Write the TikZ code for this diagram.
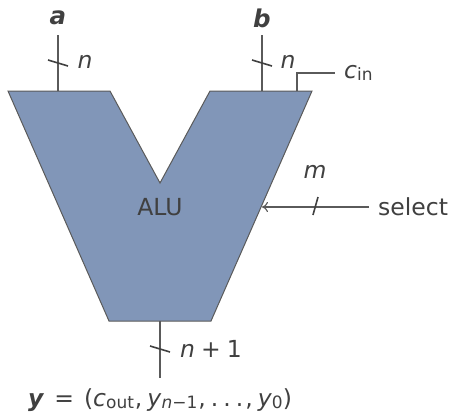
\documentclass[tikz,border=0pt]{standalone}
\usepackage{fontspec}
\setmainfont{DejaVu Sans}
\usetikzlibrary{arrows.meta,positioning}
\definecolor{alufill}{HTML}{8196B8}
\definecolor{labelgray}{HTML}{404040}
\definecolor{wiregray}{HTML}{5A5A5A}
\newcommand{\subt}[1]{\raisebox{-0.2ex}{\fontsize{17}{20}\selectfont #1}}
\tikzset{
  label/.style={text=labelgray,inner sep=0pt,font=\fontsize{23.5}{28}\selectfont},
  wire/.style={draw=wiregray,line width=1.1pt},
  slash/.style={draw=labelgray,line width=1.6pt},
}

\begin{document}
\begin{tikzpicture}[x=1pt,y=-1pt]
\useasboundingbox (0,0) rectangle (451,413);

\coordinate (TL) at (8,91);
\coordinate (TM) at (110,91);
\coordinate (NK) at (160,183);
\coordinate (TN) at (210,91);
\coordinate (TR) at (312,91);
\coordinate (BR) at (211,321);
\coordinate (BL) at (109,321);
\filldraw[fill=alufill,draw=wiregray,line width=1pt] (TL) -- (TM) -- (NK) -- (TN) -- (TR) -- (BR) -- (BL) -- cycle;
\node (ALU) [label] at (160,207) {ALU};

\coordinate (AIN) at (58,91);
\coordinate (BIN) at (262,91);
\coordinate (CIN) at (297,91);
\coordinate (OUT) at (160,321);
\coordinate (SEL) at (262,207);

\node (A) [label,font=\fontsize{24.5}{28}\selectfont\bfseries\itshape] at (58,18) {a};
\node (B) [label,font=\fontsize{24.5}{28}\selectfont\bfseries\itshape] at (262,18) {b};
\node (NA) [label,font=\fontsize{23.5}{28}\selectfont\itshape] at (85,62) {n};
\node (NB) [label,font=\fontsize{23.5}{28}\selectfont\itshape] at (288,62) {n};
\node (M) [label,font=\fontsize{23.5}{28}\selectfont\itshape] at (315,172) {m};
\node (C) [label,anchor=west] at (344,73) {\textit{c}\subt{in}};
\node (S) [label,anchor=west] at (378,207) {select};
\node (N1) [label,anchor=west] at (180,349) {\textit{n}\hspace{6pt}+\hspace{6pt}1};
\node (Y) [label,anchor=base west] at (28,406) {\textbf{\textit{y}}\hspace{10pt}=\hspace{10pt}(\textit{c}\subt{out}\hspace{1pt},\hspace{5pt}\textit{y}\subt{\textit{n}−1}\hspace{1pt},\hspace{5pt}.\hspace{5pt}.\hspace{5pt}.\hspace{2pt},\hspace{5pt}\textit{y}\subt{0})};

\draw[wire] (A.south |- 0,35) -- (AIN);
\draw[wire] (B.south |- 0,35) -- (BIN);
\draw[wire] (OUT) -- (160,378);
\draw[wire] (CIN) |- ([xshift=-9pt]C.west);
\draw[wire,-{To[length=6pt,width=10pt]}] ([xshift=-9pt]S.west) -- (SEL);

\foreach \x/\y in {58/63,262/63,160/349}
  \draw[slash] (\x-10,\y-3) -- (\x+10,\y+3);
\draw[slash] (318,197) -- (313,215);
\end{tikzpicture}
\end{document}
• • •
Copy nothing but the lines from the top of the material through the line holding "(ALU) [label] at", exactly as written; omit pictures.

_Output for this exercise_
Write the TikZ code for this diagram.
\documentclass[tikz,border=0pt]{standalone}
\usepackage{fontspec}
\setmainfont{DejaVu Sans}
\usetikzlibrary{arrows.meta,positioning}
\definecolor{alufill}{HTML}{8196B8}
\definecolor{labelgray}{HTML}{404040}
\definecolor{wiregray}{HTML}{5A5A5A}
\newcommand{\subt}[1]{\raisebox{-0.2ex}{\fontsize{17}{20}\selectfont #1}}
\tikzset{
  label/.style={text=labelgray,inner sep=0pt,font=\fontsize{23.5}{28}\selectfont},
  wire/.style={draw=wiregray,line width=1.1pt},
  slash/.style={draw=labelgray,line width=1.6pt},
}

\begin{document}
\begin{tikzpicture}[x=1pt,y=-1pt]
\useasboundingbox (0,0) rectangle (451,413);

\coordinate (TL) at (8,91);
\coordinate (TM) at (110,91);
\coordinate (NK) at (160,183);
\coordinate (TN) at (210,91);
\coordinate (TR) at (312,91);
\coordinate (BR) at (211,321);
\coordinate (BL) at (109,321);
\filldraw[fill=alufill,draw=wiregray,line width=1pt] (TL) -- (TM) -- (NK) -- (TN) -- (TR) -- (BR) -- (BL) -- cycle;
\node (ALU) [label] at (160,207) {ALU};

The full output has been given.